YOUR TASK: Without the pictures, return exactly the lines from the one with "Write a web" through the one with "const TXT = '#555555';". Both end lines belong in the copy.

▬▬▬▬▬▬▬▬▬▬

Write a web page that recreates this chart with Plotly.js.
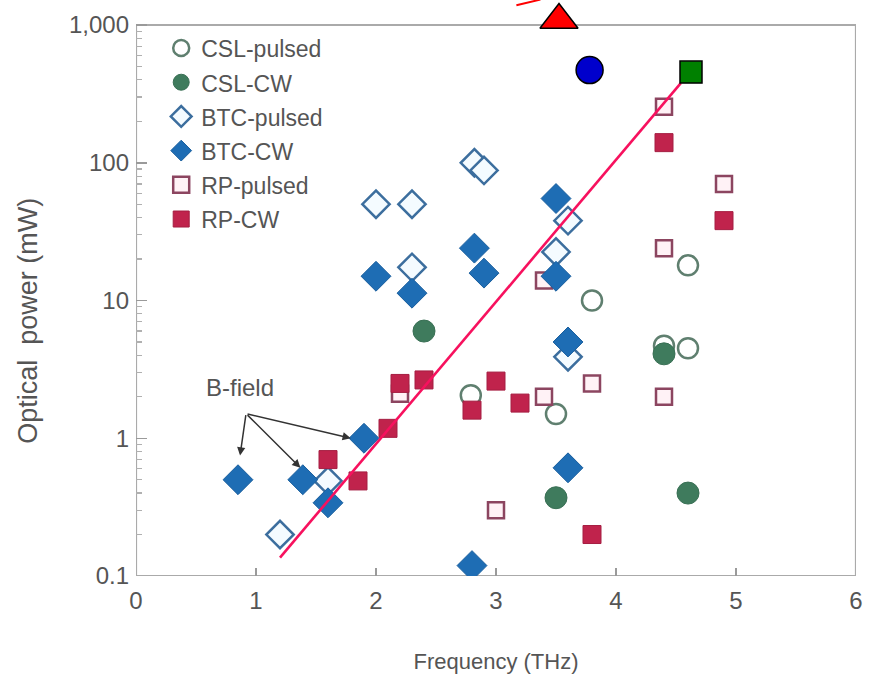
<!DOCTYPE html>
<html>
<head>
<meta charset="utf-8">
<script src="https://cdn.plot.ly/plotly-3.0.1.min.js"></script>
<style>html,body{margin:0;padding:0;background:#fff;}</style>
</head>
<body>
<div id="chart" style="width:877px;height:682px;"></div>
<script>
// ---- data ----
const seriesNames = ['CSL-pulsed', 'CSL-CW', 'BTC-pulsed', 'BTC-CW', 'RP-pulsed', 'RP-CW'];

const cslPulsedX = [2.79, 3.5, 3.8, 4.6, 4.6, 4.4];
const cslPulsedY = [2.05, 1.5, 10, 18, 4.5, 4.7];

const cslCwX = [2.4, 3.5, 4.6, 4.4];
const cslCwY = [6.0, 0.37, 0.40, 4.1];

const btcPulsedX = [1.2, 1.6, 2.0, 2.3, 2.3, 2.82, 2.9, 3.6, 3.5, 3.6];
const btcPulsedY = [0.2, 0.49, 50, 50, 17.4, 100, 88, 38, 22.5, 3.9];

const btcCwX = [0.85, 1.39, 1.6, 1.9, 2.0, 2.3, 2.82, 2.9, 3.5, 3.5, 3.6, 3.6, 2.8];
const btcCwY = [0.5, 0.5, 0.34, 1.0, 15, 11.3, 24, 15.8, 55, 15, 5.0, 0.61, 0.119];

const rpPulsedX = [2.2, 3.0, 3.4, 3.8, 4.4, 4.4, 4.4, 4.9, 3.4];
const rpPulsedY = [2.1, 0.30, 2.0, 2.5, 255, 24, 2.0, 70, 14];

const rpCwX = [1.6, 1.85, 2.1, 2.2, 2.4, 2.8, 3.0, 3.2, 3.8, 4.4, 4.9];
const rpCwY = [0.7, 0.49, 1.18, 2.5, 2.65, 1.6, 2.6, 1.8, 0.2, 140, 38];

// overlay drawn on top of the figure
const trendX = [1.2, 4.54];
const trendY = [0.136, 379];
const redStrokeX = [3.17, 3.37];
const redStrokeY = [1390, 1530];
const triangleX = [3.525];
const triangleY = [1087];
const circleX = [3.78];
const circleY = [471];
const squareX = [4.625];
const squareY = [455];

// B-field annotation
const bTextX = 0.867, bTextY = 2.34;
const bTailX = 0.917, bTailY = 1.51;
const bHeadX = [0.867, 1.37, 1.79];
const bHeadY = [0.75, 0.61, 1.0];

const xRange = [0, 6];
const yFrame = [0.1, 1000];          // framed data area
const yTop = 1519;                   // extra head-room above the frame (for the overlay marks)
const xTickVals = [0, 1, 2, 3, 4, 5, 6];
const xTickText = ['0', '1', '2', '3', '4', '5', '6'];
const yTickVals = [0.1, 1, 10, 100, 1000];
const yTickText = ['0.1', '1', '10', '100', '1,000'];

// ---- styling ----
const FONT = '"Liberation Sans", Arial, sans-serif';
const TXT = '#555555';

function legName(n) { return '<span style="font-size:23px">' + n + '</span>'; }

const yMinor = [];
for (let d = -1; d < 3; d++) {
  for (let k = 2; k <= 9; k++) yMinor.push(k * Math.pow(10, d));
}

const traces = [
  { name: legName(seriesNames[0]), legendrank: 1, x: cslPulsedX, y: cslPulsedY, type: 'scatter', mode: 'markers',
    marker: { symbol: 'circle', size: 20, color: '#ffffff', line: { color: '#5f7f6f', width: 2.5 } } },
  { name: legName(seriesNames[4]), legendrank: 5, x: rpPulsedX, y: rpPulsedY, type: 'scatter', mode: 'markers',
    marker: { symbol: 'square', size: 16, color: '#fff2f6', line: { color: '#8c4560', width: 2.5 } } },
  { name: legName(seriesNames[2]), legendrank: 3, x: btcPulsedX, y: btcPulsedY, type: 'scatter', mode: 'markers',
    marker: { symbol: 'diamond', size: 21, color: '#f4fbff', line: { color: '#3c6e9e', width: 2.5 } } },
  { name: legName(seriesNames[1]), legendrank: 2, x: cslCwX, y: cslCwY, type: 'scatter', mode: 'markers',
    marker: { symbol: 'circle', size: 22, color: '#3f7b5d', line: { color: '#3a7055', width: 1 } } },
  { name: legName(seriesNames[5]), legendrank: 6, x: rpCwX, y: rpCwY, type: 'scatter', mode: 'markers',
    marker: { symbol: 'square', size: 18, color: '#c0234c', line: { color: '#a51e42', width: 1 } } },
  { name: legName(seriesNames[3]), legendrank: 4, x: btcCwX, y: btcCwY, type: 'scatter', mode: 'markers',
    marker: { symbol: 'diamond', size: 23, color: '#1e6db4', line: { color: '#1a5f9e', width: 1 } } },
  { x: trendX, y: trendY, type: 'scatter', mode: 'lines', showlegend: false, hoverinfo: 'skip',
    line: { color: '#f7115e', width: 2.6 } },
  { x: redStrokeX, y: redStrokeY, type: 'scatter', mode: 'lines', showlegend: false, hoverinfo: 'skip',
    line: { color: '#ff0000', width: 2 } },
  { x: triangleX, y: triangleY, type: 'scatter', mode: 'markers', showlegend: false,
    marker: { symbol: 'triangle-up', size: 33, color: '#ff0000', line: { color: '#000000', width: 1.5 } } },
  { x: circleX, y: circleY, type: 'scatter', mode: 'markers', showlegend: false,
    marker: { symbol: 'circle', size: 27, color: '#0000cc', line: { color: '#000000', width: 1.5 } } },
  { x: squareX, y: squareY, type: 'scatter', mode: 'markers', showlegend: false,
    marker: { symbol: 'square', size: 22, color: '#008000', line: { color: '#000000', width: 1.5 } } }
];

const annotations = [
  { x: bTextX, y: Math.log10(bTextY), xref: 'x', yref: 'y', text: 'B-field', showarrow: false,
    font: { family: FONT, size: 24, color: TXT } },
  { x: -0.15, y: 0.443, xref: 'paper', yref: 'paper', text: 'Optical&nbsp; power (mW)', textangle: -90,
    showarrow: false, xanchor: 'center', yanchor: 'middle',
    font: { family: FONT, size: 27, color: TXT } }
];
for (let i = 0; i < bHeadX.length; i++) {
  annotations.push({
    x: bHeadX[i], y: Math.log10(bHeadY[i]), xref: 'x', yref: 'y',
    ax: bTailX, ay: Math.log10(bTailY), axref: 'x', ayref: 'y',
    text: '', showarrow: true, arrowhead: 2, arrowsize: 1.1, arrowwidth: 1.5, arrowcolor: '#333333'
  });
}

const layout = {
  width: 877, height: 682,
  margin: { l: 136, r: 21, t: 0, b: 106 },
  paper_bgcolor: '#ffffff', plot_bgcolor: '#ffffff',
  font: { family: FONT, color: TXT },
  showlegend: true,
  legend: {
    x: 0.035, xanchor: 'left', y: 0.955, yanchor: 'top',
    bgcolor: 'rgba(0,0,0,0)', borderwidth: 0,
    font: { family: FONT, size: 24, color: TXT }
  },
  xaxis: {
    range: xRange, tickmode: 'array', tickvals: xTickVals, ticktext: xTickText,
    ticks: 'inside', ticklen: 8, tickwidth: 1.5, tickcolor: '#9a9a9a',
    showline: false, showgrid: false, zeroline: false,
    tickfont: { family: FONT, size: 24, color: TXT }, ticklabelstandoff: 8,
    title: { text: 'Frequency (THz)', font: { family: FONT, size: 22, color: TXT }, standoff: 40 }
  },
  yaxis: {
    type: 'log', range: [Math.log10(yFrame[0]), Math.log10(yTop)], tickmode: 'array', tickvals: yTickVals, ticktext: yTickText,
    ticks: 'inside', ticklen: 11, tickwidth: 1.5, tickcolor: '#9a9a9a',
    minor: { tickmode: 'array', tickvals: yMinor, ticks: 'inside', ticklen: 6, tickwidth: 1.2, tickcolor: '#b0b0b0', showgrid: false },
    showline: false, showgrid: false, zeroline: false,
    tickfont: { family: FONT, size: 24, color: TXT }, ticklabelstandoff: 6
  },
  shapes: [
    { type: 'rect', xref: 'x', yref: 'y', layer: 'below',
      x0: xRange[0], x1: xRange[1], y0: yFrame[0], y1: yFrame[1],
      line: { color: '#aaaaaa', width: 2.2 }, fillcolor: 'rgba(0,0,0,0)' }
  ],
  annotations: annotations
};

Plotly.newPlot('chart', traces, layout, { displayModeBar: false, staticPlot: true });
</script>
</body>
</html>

▬▬▬▬▬▬▬▬▬▬

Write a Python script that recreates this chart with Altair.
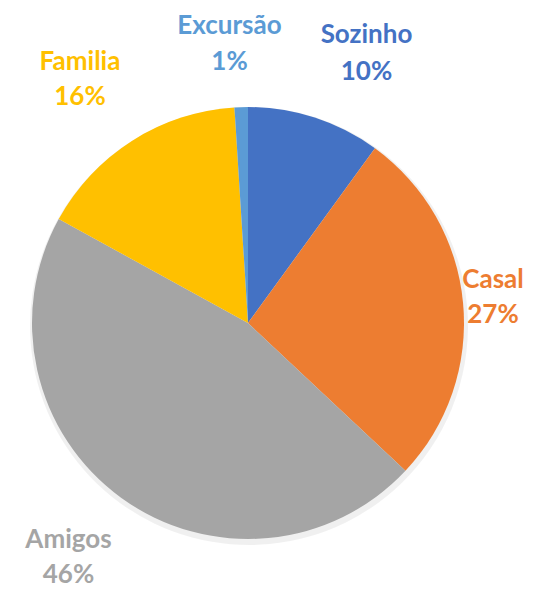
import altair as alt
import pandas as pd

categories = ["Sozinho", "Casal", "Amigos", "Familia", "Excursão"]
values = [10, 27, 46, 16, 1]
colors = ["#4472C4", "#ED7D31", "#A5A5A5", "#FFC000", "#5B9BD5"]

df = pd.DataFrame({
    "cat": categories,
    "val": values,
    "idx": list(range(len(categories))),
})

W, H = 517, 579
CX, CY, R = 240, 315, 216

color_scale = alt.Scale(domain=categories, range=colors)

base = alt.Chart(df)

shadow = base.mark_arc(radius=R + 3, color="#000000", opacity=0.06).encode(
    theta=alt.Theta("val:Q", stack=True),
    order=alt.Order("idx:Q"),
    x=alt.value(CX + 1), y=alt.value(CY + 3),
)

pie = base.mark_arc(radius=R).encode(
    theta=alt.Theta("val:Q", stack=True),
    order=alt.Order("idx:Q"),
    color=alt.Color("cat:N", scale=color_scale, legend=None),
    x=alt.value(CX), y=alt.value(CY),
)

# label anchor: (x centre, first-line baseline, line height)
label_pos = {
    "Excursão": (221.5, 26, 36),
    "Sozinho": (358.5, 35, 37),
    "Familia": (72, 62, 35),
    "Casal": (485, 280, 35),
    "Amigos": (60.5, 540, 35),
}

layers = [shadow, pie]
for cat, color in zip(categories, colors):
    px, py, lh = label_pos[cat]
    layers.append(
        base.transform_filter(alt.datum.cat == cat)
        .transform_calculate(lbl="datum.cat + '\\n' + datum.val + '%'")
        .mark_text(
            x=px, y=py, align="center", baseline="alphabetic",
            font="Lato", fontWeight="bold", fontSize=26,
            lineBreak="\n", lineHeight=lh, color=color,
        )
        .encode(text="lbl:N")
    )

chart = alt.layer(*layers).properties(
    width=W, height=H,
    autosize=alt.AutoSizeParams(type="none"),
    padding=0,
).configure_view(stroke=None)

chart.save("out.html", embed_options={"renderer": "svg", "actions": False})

▬▬▬▬▬▬▬▬▬▬

RESULT OF THE TASK:
Write a web page that recreates this chart with Plotly.js.
<!DOCTYPE html>
<html>
<head>
<meta charset="utf-8">
<script src="https://cdn.plot.ly/plotly-3.0.1.min.js"></script>
<style>html,body{margin:0;padding:0;background:#fff;}</style>
</head>
<body>
<div id="chart" style="width:877px;height:682px;"></div>
<script>
// ---- data ----
const seriesNames = ['CSL-pulsed', 'CSL-CW', 'BTC-pulsed', 'BTC-CW', 'RP-pulsed', 'RP-CW'];

const cslPulsedX = [2.79, 3.5, 3.8, 4.6, 4.6, 4.4];
const cslPulsedY = [2.05, 1.5, 10, 18, 4.5, 4.7];

const cslCwX = [2.4, 3.5, 4.6, 4.4];
const cslCwY = [6.0, 0.37, 0.40, 4.1];

const btcPulsedX = [1.2, 1.6, 2.0, 2.3, 2.3, 2.82, 2.9, 3.6, 3.5, 3.6];
const btcPulsedY = [0.2, 0.49, 50, 50, 17.4, 100, 88, 38, 22.5, 3.9];

const btcCwX = [0.85, 1.39, 1.6, 1.9, 2.0, 2.3, 2.82, 2.9, 3.5, 3.5, 3.6, 3.6, 2.8];
const btcCwY = [0.5, 0.5, 0.34, 1.0, 15, 11.3, 24, 15.8, 55, 15, 5.0, 0.61, 0.119];

const rpPulsedX = [2.2, 3.0, 3.4, 3.8, 4.4, 4.4, 4.4, 4.9, 3.4];
const rpPulsedY = [2.1, 0.30, 2.0, 2.5, 255, 24, 2.0, 70, 14];

const rpCwX = [1.6, 1.85, 2.1, 2.2, 2.4, 2.8, 3.0, 3.2, 3.8, 4.4, 4.9];
const rpCwY = [0.7, 0.49, 1.18, 2.5, 2.65, 1.6, 2.6, 1.8, 0.2, 140, 38];

// overlay drawn on top of the figure
const trendX = [1.2, 4.54];
const trendY = [0.136, 379];
const redStrokeX = [3.17, 3.37];
const redStrokeY = [1390, 1530];
const triangleX = [3.525];
const triangleY = [1087];
const circleX = [3.78];
const circleY = [471];
const squareX = [4.625];
const squareY = [455];

// B-field annotation
const bTextX = 0.867, bTextY = 2.34;
const bTailX = 0.917, bTailY = 1.51;
const bHeadX = [0.867, 1.37, 1.79];
const bHeadY = [0.75, 0.61, 1.0];

const xRange = [0, 6];
const yFrame = [0.1, 1000];          // framed data area
const yTop = 1519;                   // extra head-room above the frame (for the overlay marks)
const xTickVals = [0, 1, 2, 3, 4, 5, 6];
const xTickText = ['0', '1', '2', '3', '4', '5', '6'];
const yTickVals = [0.1, 1, 10, 100, 1000];
const yTickText = ['0.1', '1', '10', '100', '1,000'];

// ---- styling ----
const FONT = '"Liberation Sans", Arial, sans-serif';
const TXT = '#555555';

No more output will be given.